Partial liquidations replace full unwinds. When an LTV gets risky, the protocol takes the smallest action needed to restore health, not the whole position. In practice 100% loan coverage is significantly more than what the system would need even in a big liquidation event.
What it means for borrowers
If you borrow on Lending 2.0, your supplied BTC does double duty. It backs your loan and, at the same time, earns a share of Boost swap fees. That Boost yield offsets the interest you pay, so the real cost of borrowing against BTC is lower than it would be in a standard lending market. For the first time, the collateral you post is productive rather than idle.

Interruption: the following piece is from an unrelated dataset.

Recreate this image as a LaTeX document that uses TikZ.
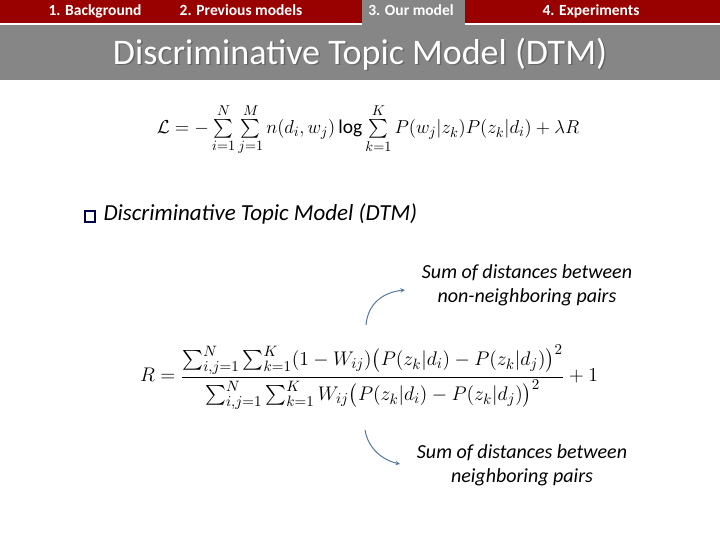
\documentclass[tikz,border=0pt]{standalone}
\usepackage{fontspec}
\setmainfont{Carlito}
\usepackage{amsmath}
\definecolor{arrowc}{RGB}{84,120,160}
\begin{document}
\begin{tikzpicture}[x=1pt,y=1pt,
  tab/.style={text=white,font=\bfseries\fontsize{15.5}{18}\selectfont,anchor=base},
  note/.style={font=\itshape\fontsize{20}{24}\selectfont,align=center},
  curv/.style={draw=arrowc,line width=1pt,-stealth}]
\useasboundingbox (0,0) rectangle (720,540);
\fill[white] (0,0) rectangle (720,540);
\fill[red!60!black] (0,540) rectangle (720,517);
\fill[gray!95] (362,540) rectangle (465,515);
\fill[gray!95] (0,515) rectangle (720,460);
\node[tab] (t1) at (95,524) {1. Background};
\node[tab] (t2) at (241,524) {2. Previous models};
\node[tab] (t3) at (411,524) {3. Our model};
\node[tab] (t4) at (591,524) {4. Experiments};
\node[text=black!60,font=\fontsize{36}{40}\selectfont] at (361.5,484.5) {Discriminative Topic Model (DTM)};
\node[text=white,font=\fontsize{36}{40}\selectfont] (title) at (360,486) {Discriminative Topic Model (DTM)};
\node[scale=1.3,font=\fontsize{15}{18}\selectfont] (f1) at (368,410) {$\mathcal{L}=-\sum\limits_{i=1}^{N}\sum\limits_{j=1}^{M} n(d_i,w_j)\log\sum\limits_{k=1}^{K}P(w_j|z_k)P(z_k|d_i)+\lambda R$};
\fill[blue!30!black] (84,317) rectangle (96,330);
\fill[white] (86,319) rectangle (94,328);
\node[font=\itshape\fontsize{23}{27}\selectfont,anchor=west] (h) at (100,326) {Discriminative Topic Model (DTM)};
\node[note] (n1) at (527,255) {Sum of distances between\\non-neighboring pairs};
\node[scale=1.37,font=\fontsize{15}{18}\selectfont] (f2) at (369,163) {$R=\dfrac{\sum_{i,j=1}^{N}\sum_{k=1}^{K}(1-W_{ij})\big(P(z_k|d_i)-P(z_k|d_j)\big)^2}{\sum_{i,j=1}^{N}\sum_{k=1}^{K}W_{ij}\big(P(z_k|d_i)-P(z_k|d_j)\big)^2}+1$};
\node[note] (n2) at (522,75) {Sum of distances between\\neighboring pairs};
\coordinate (a1) at (366,215);
\coordinate (a2) at (365,110);
\draw[curv] (a1) .. controls (368,238) and (385,248) .. (405,250);
\draw[curv] (a2) .. controls (368,92) and (382,80) .. (400,76);
\end{tikzpicture}
\end{document}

Borrowing is also more predictable. When a position gets risky, partial liquidations restore health by taking the smallest action needed rather than unwinding your whole position.
What it means for lenders
If you supply assets, it goes into a respective unified pool. Whether you supply BTC, ETH, SOL, USDC, or USDT, your supply earns interest whenever someone borrows against it, with no separate products to manage.

BTC suppliers get an extra layer. Your BTC also routes through Boost, so you earn a share of Boost swap fees on top of your lending interest, passively and with no opt-in required. As aforementioned, the early depositors capture the highest yields, since rates are most attractive before the pool matures.
What changed for existing users
All loans have already migrated. Your position is running on 2.0. Here are the main changes:
Auto-Topup has been removed. If you relied on it, review your LTV and top up manually as needed. Positions now rely on the updated collateral limits instead, which makes behaviour simpler and more predictable.
Your collateral now earns APY while it backs your loan, effectively lowering your real cost of borrowing. The interest curves have been adjusted accordingly: the utilisation junction is set to 50%, and the interest rate at that junction is set to 5%.
BTC suppliers are now earning Boost fees passively, with no opt-in required. Legacy Boost depositors are unaffected: standalone Boost pools continue to operate.
Legacy depositors can also migrate to Lending 2.0 to combine Boost fees and fees from regular BTC loans with collateral utility.
The risk you should know about
BTC suppliers in Lending 2.0 are exposed to Bitcoin reorg risk. It is the same risk that has always applied to standalone Boost depositors.
Since Boost launched two years ago, Chainflip has lost zero deposits to Bitcoin reorgs. That is the track record. It is not zero risk, but it is a track record worth weighing against the yield.
Try it
Lending 2.0 is live at lp.chainflip.io/lending. Supply BTC to earn from both lending interest and Boost fees, or borrow against your existing collateral.
FAQ
What changed in Lending 2.0? Every supplied asset is now collateral in a unified pool. BTC suppliers earn a share of Boost swap fees on top of lending interest, Auto-Topup has been removed, and the protocol enforces 100% Loan Coverage with partial liquidations. All existing loans migrated automatically.
How do I earn Boost yield on my BTC? Supply BTC into the lending pool. The protocol routes at least 30% of Boost liquidity from the lending pool, and BTC suppliers earn a proportional share of the Boost swap fees flowing through it. No opt-in required.
Do I need to do anything to migrate? No. All existing loans and supplied balances moved to Lending 2.0 automatically. One thing to know: Auto-Topup is no longer active, so if you relied on it, check your LTV and top up manually if needed.
What is 100% Loan Coverage? A rule that prevents a new loan from being issued if it would leave the protocol with less than enough of any collateral asset to fully liquidate all open loans at oracle prices. It is a tighter risk constraint than most lending markets enforce.
What is the reorg risk for BTC suppliers? BTC suppliers in Lending 2.0 face the same Bitcoin reorg exposure that has always applied to standalone Boost depositors. Chainflip has lost zero deposits to reorgs since Boost launched two years ago, but the risk is non-zero and worth understanding before supplying.